Mr. Kraus noted that the Talkhouse was open for business seven days per week from the spring through the fall, outdoors, but with no live music — the venue’s forte — suffered from poor attendance.
“What brings people to the Talkhouse, as anybody that’s been there will tell you, is, first of all, the live music, and then it’s being with each other and being around people and being sweaty on the dance floor,” he said. “And then when you have a situation where you’re not allowed to have live music, and you’re not allowed to even stand up, and you have to eat something, which the Talkhouse is not known for — it’s a bad combination.”
Looking forward to this spring and summer, Mr. Kraus said that while the Talkhouse’s owners are optimistic, there’s still too much up in the air to formulate a definite plan for its operation, noting that they are “looking at every scenario possible” to have a successful season.
“I feel good,” he said. “People are getting the shot, numbers are going down. If it follows the same path as 100 years ago — I’m not a scientist, but so far, it looks like it’s been doing that — after you had the great [influenza] pandemic 100 years ago, the next thing you had was the Roaring Twenties.”

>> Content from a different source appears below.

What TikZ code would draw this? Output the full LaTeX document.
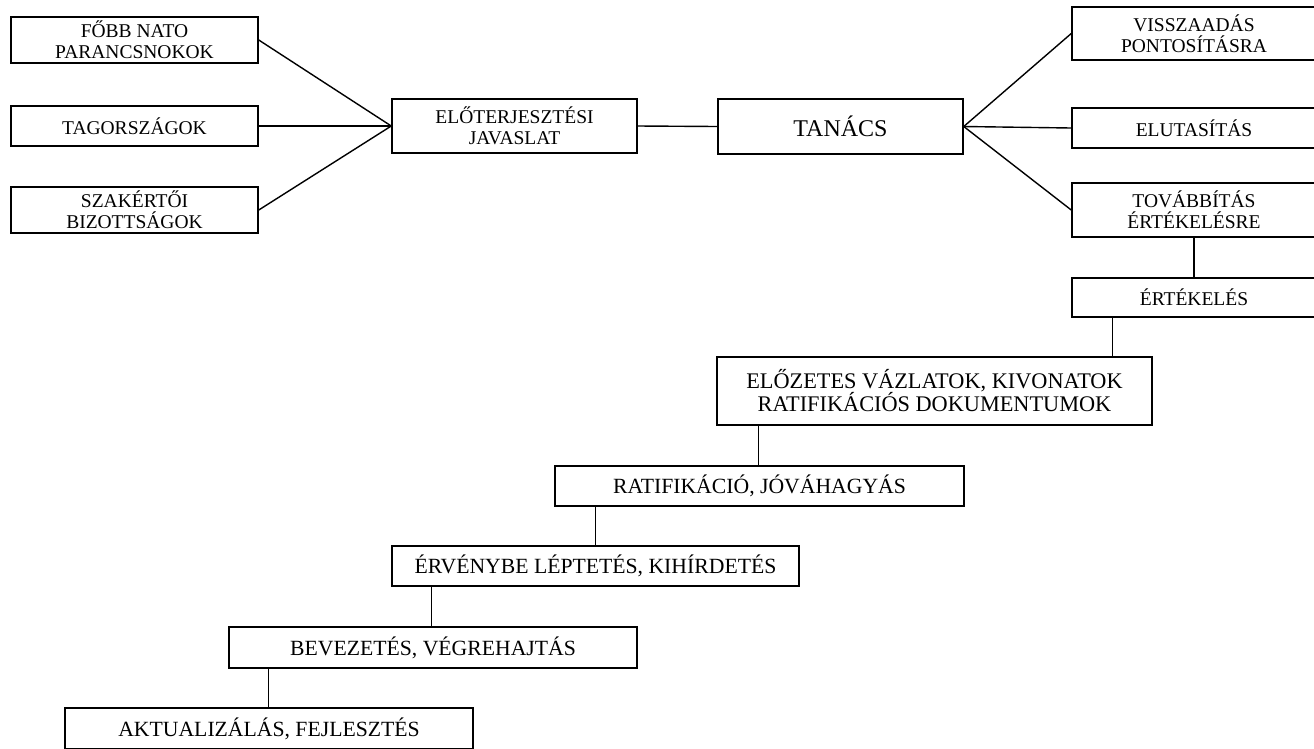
\documentclass[tikz,border=0pt]{standalone}
\usepackage{fontspec}
\setmainfont{Liberation Serif}
\begin{document}
\begin{tikzpicture}[x=1pt,y=-1pt,
  box/.style={draw,line width=1.5pt,inner sep=0pt,align=center,font=\fontsize{19.5}{21}\selectfont},
  big/.style={box,font=\fontsize{21.7}{23}\selectfont},
  conn/.style={line width=1.4pt}]
\useasboundingbox (0,0) rectangle (1314,748);
\clip (0,0) rectangle (1314,748);
\fill[white] (0,0) rectangle (1314,748);
% left column
\node[box,minimum width=247pt,minimum height=46pt] (fobb) at (134.5,40) {FŐBB NATO\\PARANCSNOKOK};
\node[box,minimum width=247pt,minimum height=40pt] (tag) at (134.5,126) {TAGORSZÁGOK};
\node[box,minimum width=247pt,minimum height=46pt] (szak) at (134.5,210) {SZAKÉRTŐI\\BIZOTTSÁGOK};
% centre
\node[box,minimum width=245pt,minimum height=54pt] (elo) at (514.5,126) {ELŐTERJESZTÉSI\\JAVASLAT};
\node[box,minimum width=245pt,minimum height=55pt,font=\fontsize{24}{26}\selectfont] (tanacs) at (840.5,126.5) {TANÁCS};
% right column
\node[box,minimum width=244pt,minimum height=53pt] (vissza) at (1194,33.5) {VISSZAADÁS\\PONTOSÍTÁSRA};
\node[box,minimum width=244pt,minimum height=40pt] (elut) at (1194,128) {ELUTASÍTÁS};
\node[box,minimum width=244pt,minimum height=54pt] (tovabb) at (1194,210) {TOVÁBBÍTÁS\\ÉRTÉKELÉSRE};
\node[box,minimum width=244pt,minimum height=39pt] (ertek) at (1194,297.5) {ÉRTÉKELÉS};
% staircase
\node[big,minimum width=435pt,minimum height=68pt,font=\fontsize{22.3}{23}\selectfont] (elozetes) at (934.5,391) {ELŐZETES VÁZLATOK, KIVONATOK\\RATIFIKÁCIÓS DOKUMENTUMOK};
\node[big,minimum width=409pt,minimum height=40pt] (ratif) at (759.5,486) {RATIFIKÁCIÓ, JÓVÁHAGYÁS};
\node[big,minimum width=407pt,minimum height=40pt] (erveny) at (595.5,566) {ÉRVÉNYBE LÉPTETÉS, KIHÍRDETÉS};
\node[big,minimum width=408pt,minimum height=41pt] (bevez) at (433,647.5) {BEVEZETÉS, VÉGREHAJTÁS};
\node[big,minimum width=408pt,minimum height=41pt] (aktual) at (269,728.5) {AKTUALIZÁLÁS, FEJLESZTÉS};
% connectors
\draw[conn] (fobb.east) -- (elo.west);
\draw[conn] (tag.east) -- (elo.west);
\draw[conn] (szak.east) -- (elo.west);
\draw[conn] (elo.east) -- (tanacs.west);
\draw[conn] (tanacs.east) -- (vissza.west);
\draw[conn] (tanacs.east) -- (elut.west);
\draw[conn] (tanacs.east) -- (tovabb.west);
\draw[conn] (tovabb.south) -- (ertek.north);
\coordinate (c1) at ([xshift=41pt]ertek.south west);
\coordinate (c2) at ([xshift=42pt]elozetes.south west);
\coordinate (c3) at ([xshift=41pt]ratif.south west);
\coordinate (c4) at ([xshift=40pt]erveny.south west);
\coordinate (c5) at ([xshift=40pt]bevez.south west);
\draw[conn] (c1) -- (c1 |- elozetes.north);
\draw[conn] (c2) -- (c2 |- ratif.north);
\draw[conn] (c3) -- (c3 |- erveny.north);
\draw[conn] (c4) -- (c4 |- bevez.north);
\draw[conn] (c5) -- (c5 |- aktual.north);
\end{tikzpicture}
\end{document}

He added, “I’m just trying to, like many others, hang in there and think they’ll all come roaring back.”
The musicians on the panel, while admittedly nervous about the future, said they were hopeful for an eventual return to normal as well, albeit slowly, perhaps.
Ms. Eaton said she remained “scared” following a year of not performing, wondering how the landscape will have changed even when the pandemic recedes.
“Nick was talking about the Roaring Twenties,” she said. “I do believe we’re going to the Roaring Twenties. I don’t think this summer is the Roaring Twenties. I think we’re still going to walk on eggshells this summer. I don’t quite think we’re in the Roaring Twenties. I think we’re still in a nebulous period, and that’s scary.”
Mr. Casey, while saying he was “raring to go,” noted that there’s also a reluctance on his part to go full throttle again, given the experiences of the past year.
“I want to do it,” he said, “but I don’t want the grind. I’m not going to kill myself doing it. I accept that things have changed. It’s like a world war. You just can’t deny it. It happened.”
Mr. Koontz, a self-described “side man” who was lucky to play a lot with different bands, said he also feels less motivated to begin playing again at the same level as prior to the pandemic.
“I think when gigs start to happen again, I can’t imagine that I’ll fall back into the same thing of just saying, ‘Sure,’ and hope that the muscle comes back,” he said.
Ms. Atlas, however, predicted a very busy summer for the musicians — although she qualified that perhaps not for all musicians. But for the pros on the panel, who have achieved a certain level of success, the demand will be there.
“I’m going to roll the dice on the fact that nobody is me, and nobody is Judy Carmichael but Judy Carmichael, and nobody is Gene Casey but Gene Casey, and nobody is Inda Eaton but Inda Eaton, and nobody is Dan Koontz but Dan Koontz,” she said. “I don’t think all musicians are going to be busy, but I think we’re going to be busy. We’re going to be as busy as we want to be.”